Data excerpt →
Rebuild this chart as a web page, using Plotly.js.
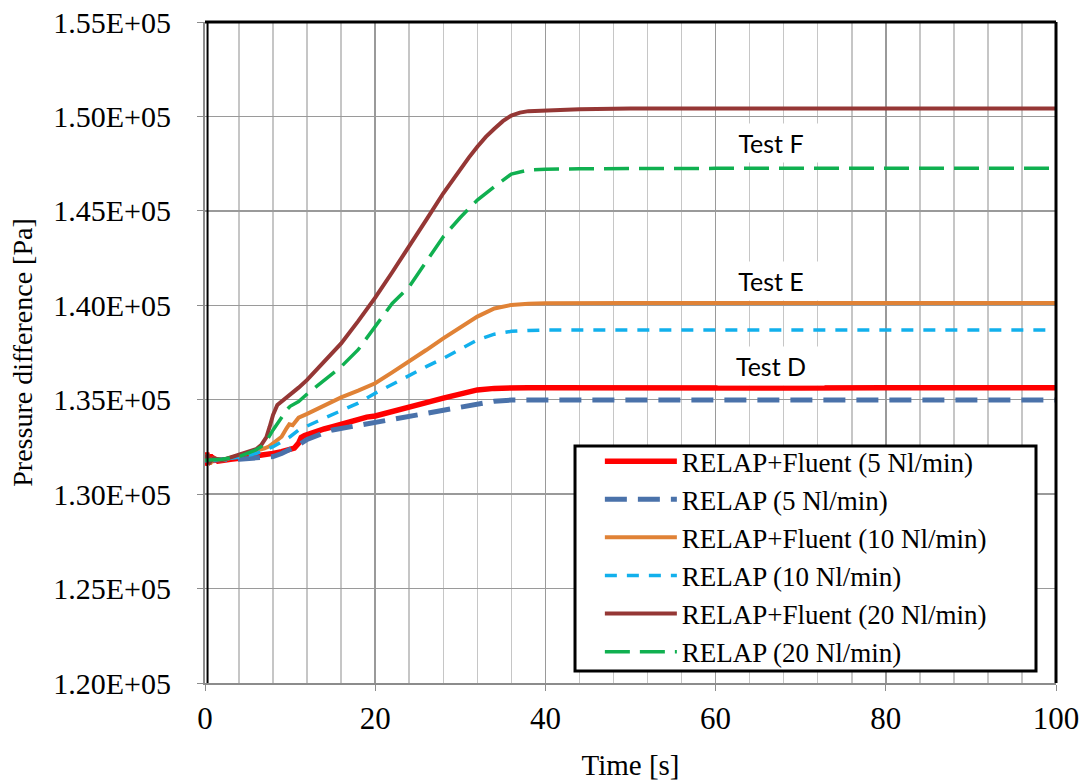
<!DOCTYPE html>
<html>
<head>
<meta charset="utf-8">
<script src="https://cdn.plot.ly/plotly-3.0.1.min.js"></script>
<style>html,body{margin:0;padding:0;background:#fff;}#chart{width:1088px;height:781px;}</style>
</head>
<body>
<div id="chart"></div>
<script>
// Test D, RELAP+Fluent (5 Nl/min)
const tRF5 = [0,0.2,0.4,0.6,0.8,1,1.5,2,3,4,5,6,7,8,9,10,10.5,11,11.3,11.7,12,13,14,15,16,17,18,19,20,22,24,26,28,30,32,34,36,38,40,50,60,70,80,90,100];
const pRF5 = [131500,132200,131600,132100,131700,131900,131750,131800,131850,131900,131950,132000,132080,132160,132250,132350,132440,132700,133000,133100,133150,133300,133450,133570,133700,133850,133980,134080,134140,134400,134630,134850,135080,135300,135520,135600,135640,135640,135640,135620,135640,135620,135640,135620,135640];
// Test D, RELAP (5 Nl/min)
const tR5 = [0,2,4,6,8,9,10,11,12,13,14,15,16,18,20,22,24,26,28,30,32,34,36,38,40,50,60,70,80,90,100];
const pR5 = [131800,131800,131850,131920,131990,132150,132340,132600,132900,133100,133250,133400,133480,133640,133790,133960,134140,134310,134490,134650,134810,134920,134980,134990,134990,134990,134990,134990,134990,134990,134990];
// Test E, RELAP+Fluent (10 Nl/min)
const tRF10 = [0,0.3,0.6,1,2,4,5,6,7,7.5,8,9,9.6,9.9,10.3,11,12,14,15,16,18,20,22,24,26,28,30,32,34,36,38,40,50,60,70,80,90,100];
const pRF10 = [131800,132100,131600,131900,131800,132040,132150,132280,132430,132520,132700,133040,133500,133700,133650,134050,134250,134700,134900,135120,135480,135870,136450,137010,137630,138250,138850,139400,139830,140020,140080,140110,140120,140120,140120,140120,140120,140120];
// Test E, RELAP (10 Nl/min)
const tR10 = [0,2,4,6,8,9,10,11,12,14,16,18,20,22,24,26,28,30,32,34,35,36,38,40,50,60,70,80,90,100];
const pR10 = [131800,131850,131950,132150,132510,132780,133040,133400,133620,134020,134420,134820,135340,135820,136310,136750,137190,137680,138160,138470,138550,138620,138670,138690,138690,138690,138690,138690,138690,138690];
// Test F, RELAP+Fluent (20 Nl/min)
const tRF20 = [0,0.3,0.6,1,2,4,5,6,6.6,7.2,7.6,8,8.5,9,9.8,11,12,14,16,18,20,22,24,26,28,30,31,32,33,34,35,36,37,38,40,44,50,60,70,80,90,100];
const pRF20 = [131800,132100,131700,131900,131800,132080,132200,132380,132600,133000,133570,134200,134720,134900,135160,135640,136050,137000,137980,139160,140400,141750,143100,144520,145930,147250,147820,148400,148920,149350,149750,150050,150200,150280,150330,150380,150420,150420,150420,150420,150420,150420];
// Test F, RELAP (20 Nl/min)
const tR20 = [0,2,4,5,6,6.6,7.2,8,8.5,9,9.6,10,11,12,14,16,18,20,22,24,26,28,30,32,34,36,38,40,44,50,60,70,80,90,100];
const pR20 = [131800,131850,131990,132150,132350,132510,132800,133400,133750,134100,134460,134650,134900,135300,136000,136750,137650,138870,140100,140990,142300,143630,144650,145570,146280,146950,147160,147200,147230,147250,147250,147250,147250,147250,147250];

const seriesNames = ['RELAP+Fluent (5 Nl/min)','RELAP (5 Nl/min)','RELAP+Fluent (10 Nl/min)','RELAP (10 Nl/min)','RELAP+Fluent (20 Nl/min)','RELAP (20 Nl/min)'];
const yTickVals = [120000,125000,130000,135000,140000,145000,150000,155000];
const yTickText = ['1.20E+05','1.25E+05','1.30E+05','1.35E+05','1.40E+05','1.45E+05','1.50E+05','1.55E+05'];
const testLabels = ['Test F','Test E','Test D'];
const testX = [66.5,66.5,66.5];
const testY = [148600,141300,136800];

const traces = [
  {x:tRF5, y:pRF5, name:seriesNames[0], mode:'lines', line:{color:'#ff0000', width:5.5}},
  {x:tR5, y:pR5, name:seriesNames[1], mode:'lines', line:{color:'#4a72aa', width:5, dash:'22px,11px'}},
  {x:tRF10, y:pRF10, name:seriesNames[2], mode:'lines', line:{color:'#e08236', width:4}},
  {x:tR10, y:pR10, name:seriesNames[3], mode:'lines', line:{color:'#12b0ec', width:3.5, dash:'12px,10px'}},
  {x:tRF20, y:pRF20, name:seriesNames[4], mode:'lines', line:{color:'#953735', width:4}},
  {x:tR20, y:pR20, name:seriesNames[5], mode:'lines', line:{color:'#10b050', width:3.5, dash:'25px,10px'}}
];

const serif = 'Liberation Serif, Times New Roman, serif';
const annotations = testLabels.map((t,i)=>({
  x:testX[i], y:testY[i], xref:'x', yref:'y', text:t, showarrow:false,
  font:{family:'Lato, Carlito, sans-serif', size:25, color:'#000'},
  bgcolor:'#ffffff', width:104, height:36, align:'center'
}));

const layout = {
  width:1088, height:781,
  margin:{l:205, r:32, t:22, b:98},
  paper_bgcolor:'#fff', plot_bgcolor:'#fff',
  showlegend:true,
  legend:{x:0.464, y:0.372, xanchor:'left', yanchor:'top', bgcolor:'rgba(0,0,0,0)', borderwidth:0,
          font:{family:serif, size:27, color:'#000'}, itemwidth:72, tracegroupgap:0},
  xaxis:{range:[0,100], dtick:20, tick0:0, showgrid:true, gridcolor:'#9a9a9a', gridwidth:1.5,
         minor:{dtick:4, showgrid:true, gridcolor:'#c6c6c6', gridwidth:1.5, ticks:''},
         showline:true, linecolor:'#8c8c8c', linewidth:2, ticks:'outside', ticklen:6, tickcolor:'#8c8c8c',
         ticklabelstandoff:1, zeroline:false,
         tickfont:{family:serif, size:31, color:'#000'},
         title:{text:'Time [s]', font:{family:serif, size:29, color:'#000'}, standoff:22}},
  yaxis:{range:[120000,155000], tickvals:yTickVals, ticktext:yTickText, showgrid:true, gridcolor:'#9a9a9a', gridwidth:1.5,
         showline:true, linecolor:'#8c8c8c', linewidth:2, ticks:'outside', ticklen:6, tickcolor:'#8c8c8c',
         ticklabelstandoff:20, zeroline:false,
         tickfont:{family:serif, size:30, color:'#000'},
         title:{text:'Pressure difference [Pa]', font:{family:serif, size:28, color:'#000'}, standoff:12}},
  shapes:[
    {type:'line', xref:'paper', yref:'paper', x0:0, x1:1, y0:1, y1:1, line:{color:'#000', width:3}},
    {type:'line', xref:'paper', yref:'paper', x0:1, x1:1, y0:0, y1:1, line:{color:'#000', width:3}},
    {type:'line', xref:'paper', yref:'paper', x0:0.003, x1:0.003, y0:0, y1:1, line:{color:'#000', width:2}},
    {type:'rect', xref:'paper', yref:'paper', layer:'above', x0:0.4348, x1:0.9765, y0:0.018, y1:0.3585,
     fillcolor:'#ffffff', line:{color:'#000', width:3}}
  ],
  annotations:annotations
};

Plotly.newPlot('chart', traces, layout, {displayModeBar:false, staticPlot:true});
</script>
</body>
</html>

Required task → Return the material exactly as given, apart from the pictures.

Task solution →
Rebuild this chart as a web page, using Plotly.js.
<!DOCTYPE html>
<html>
<head>
<meta charset="utf-8">
<script src="https://cdn.plot.ly/plotly-3.0.1.min.js"></script>
<style>html,body{margin:0;padding:0;background:#fff;}#chart{width:1088px;height:781px;}</style>
</head>
<body>
<div id="chart"></div>
<script>
// Test D, RELAP+Fluent (5 Nl/min)
const tRF5 = [0,0.2,0.4,0.6,0.8,1,1.5,2,3,4,5,6,7,8,9,10,10.5,11,11.3,11.7,12,13,14,15,16,17,18,19,20,22,24,26,28,30,32,34,36,38,40,50,60,70,80,90,100];
const pRF5 = [131500,132200,131600,132100,131700,131900,131750,131800,131850,131900,131950,132000,132080,132160,132250,132350,132440,132700,133000,133100,133150,133300,133450,133570,133700,133850,133980,134080,134140,134400,134630,134850,135080,135300,135520,135600,135640,135640,135640,135620,135640,135620,135640,135620,135640];
// Test D, RELAP (5 Nl/min)
const tR5 = [0,2,4,6,8,9,10,11,12,13,14,15,16,18,20,22,24,26,28,30,32,34,36,38,40,50,60,70,80,90,100];
const pR5 = [131800,131800,131850,131920,131990,132150,132340,132600,132900,133100,133250,133400,133480,133640,133790,133960,134140,134310,134490,134650,134810,134920,134980,134990,134990,134990,134990,134990,134990,134990,134990];
// Test E, RELAP+Fluent (10 Nl/min)
const tRF10 = [0,0.3,0.6,1,2,4,5,6,7,7.5,8,9,9.6,9.9,10.3,11,12,14,15,16,18,20,22,24,26,28,30,32,34,36,38,40,50,60,70,80,90,100];
const pRF10 = [131800,132100,131600,131900,131800,132040,132150,132280,132430,132520,132700,133040,133500,133700,133650,134050,134250,134700,134900,135120,135480,135870,136450,137010,137630,138250,138850,139400,139830,140020,140080,140110,140120,140120,140120,140120,140120,140120];
// Test E, RELAP (10 Nl/min)
const tR10 = [0,2,4,6,8,9,10,11,12,14,16,18,20,22,24,26,28,30,32,34,35,36,38,40,50,60,70,80,90,100];
const pR10 = [131800,131850,131950,132150,132510,132780,133040,133400,133620,134020,134420,134820,135340,135820,136310,136750,137190,137680,138160,138470,138550,138620,138670,138690,138690,138690,138690,138690,138690,138690];
// Test F, RELAP+Fluent (20 Nl/min)
const tRF20 = [0,0.3,0.6,1,2,4,5,6,6.6,7.2,7.6,8,8.5,9,9.8,11,12,14,16,18,20,22,24,26,28,30,31,32,33,34,35,36,37,38,40,44,50,60,70,80,90,100];
const pRF20 = [131800,132100,131700,131900,131800,132080,132200,132380,132600,133000,133570,134200,134720,134900,135160,135640,136050,137000,137980,139160,140400,141750,143100,144520,145930,147250,147820,148400,148920,149350,149750,150050,150200,150280,150330,150380,150420,150420,150420,150420,150420,150420];
// Test F, RELAP (20 Nl/min)
const tR20 = [0,2,4,5,6,6.6,7.2,8,8.5,9,9.6,10,11,12,14,16,18,20,22,24,26,28,30,32,34,36,38,40,44,50,60,70,80,90,100];
const pR20 = [131800,131850,131990,132150,132350,132510,132800,133400,133750,134100,134460,134650,134900,135300,136000,136750,137650,138870,140100,140990,142300,143630,144650,145570,146280,146950,147160,147200,147230,147250,147250,147250,147250,147250,147250];

const seriesNames = ['RELAP+Fluent (5 Nl/min)','RELAP (5 Nl/min)','RELAP+Fluent (10 Nl/min)','RELAP (10 Nl/min)','RELAP+Fluent (20 Nl/min)','RELAP (20 Nl/min)'];
const yTickVals = [120000,125000,130000,135000,140000,145000,150000,155000];
const yTickText = ['1.20E+05','1.25E+05','1.30E+05','1.35E+05','1.40E+05','1.45E+05','1.50E+05','1.55E+05'];
const testLabels = ['Test F','Test E','Test D'];
const testX = [66.5,66.5,66.5];
const testY = [148600,141300,136800];

const traces = [
  {x:tRF5, y:pRF5, name:seriesNames[0], mode:'lines', line:{color:'#ff0000', width:5.5}},
  {x:tR5, y:pR5, name:seriesNames[1], mode:'lines', line:{color:'#4a72aa', width:5, dash:'22px,11px'}},
  {x:tRF10, y:pRF10, name:seriesNames[2], mode:'lines', line:{color:'#e08236', width:4}},
  {x:tR10, y:pR10, name:seriesNames[3], mode:'lines', line:{color:'#12b0ec', width:3.5, dash:'12px,10px'}},
  {x:tRF20, y:pRF20, name:seriesNames[4], mode:'lines', line:{color:'#953735', width:4}},
  {x:tR20, y:pR20, name:seriesNames[5], mode:'lines', line:{color:'#10b050', width:3.5, dash:'25px,10px'}}
];

const serif = 'Liberation Serif, Times New Roman, serif';
const annotations = testLabels.map((t,i)=>({
  x:testX[i], y:testY[i], xref:'x', yref:'y', text:t, showarrow:false,
  font:{family:'Lato, Carlito, sans-serif', size:25, color:'#000'},
  bgcolor:'#ffffff', width:104, height:36, align:'center'
}));

const layout = {
  width:1088, height:781,
  margin:{l:205, r:32, t:22, b:98},
  paper_bgcolor:'#fff', plot_bgcolor:'#fff',
  showlegend:true,
  legend:{x:0.464, y:0.372, xanchor:'left', yanchor:'top', bgcolor:'rgba(0,0,0,0)', borderwidth:0,
          font:{family:serif, size:27, color:'#000'}, itemwidth:72, tracegroupgap:0},
  xaxis:{range:[0,100], dtick:20, tick0:0, showgrid:true, gridcolor:'#9a9a9a', gridwidth:1.5,
         minor:{dtick:4, showgrid:true, gridcolor:'#c6c6c6', gridwidth:1.5, ticks:''},
         showline:true, linecolor:'#8c8c8c', linewidth:2, ticks:'outside', ticklen:6, tickcolor:'#8c8c8c',
         ticklabelstandoff:1, zeroline:false,
         tickfont:{family:serif, size:31, color:'#000'},
         title:{text:'Time [s]', font:{family:serif, size:29, color:'#000'}, standoff:22}},
  yaxis:{range:[120000,155000], tickvals:yTickVals, ticktext:yTickText, showgrid:true, gridcolor:'#9a9a9a', gridwidth:1.5,
         showline:true, linecolor:'#8c8c8c', linewidth:2, ticks:'outside', ticklen:6, tickcolor:'#8c8c8c',
         ticklabelstandoff:20, zeroline:false,
         tickfont:{family:serif, size:30, color:'#000'},
         title:{text:'Pressure difference [Pa]', font:{family:serif, size:28, color:'#000'}, standoff:12}},
  shapes:[
    {type:'line', xref:'paper', yref:'paper', x0:0, x1:1, y0:1, y1:1, line:{color:'#000', width:3}},
    {type:'line', xref:'paper', yref:'paper', x0:1, x1:1, y0:0, y1:1, line:{color:'#000', width:3}},
    {type:'line', xref:'paper', yref:'paper', x0:0.003, x1:0.003, y0:0, y1:1, line:{color:'#000', width:2}},
    {type:'rect', xref:'paper', yref:'paper', layer:'above', x0:0.4348, x1:0.9765, y0:0.018, y1:0.3585,
     fillcolor:'#ffffff', line:{color:'#000', width:3}}
  ],
  annotations:annotations
};

Plotly.newPlot('chart', traces, layout, {displayModeBar:false, staticPlot:true});
</script>
</body>
</html>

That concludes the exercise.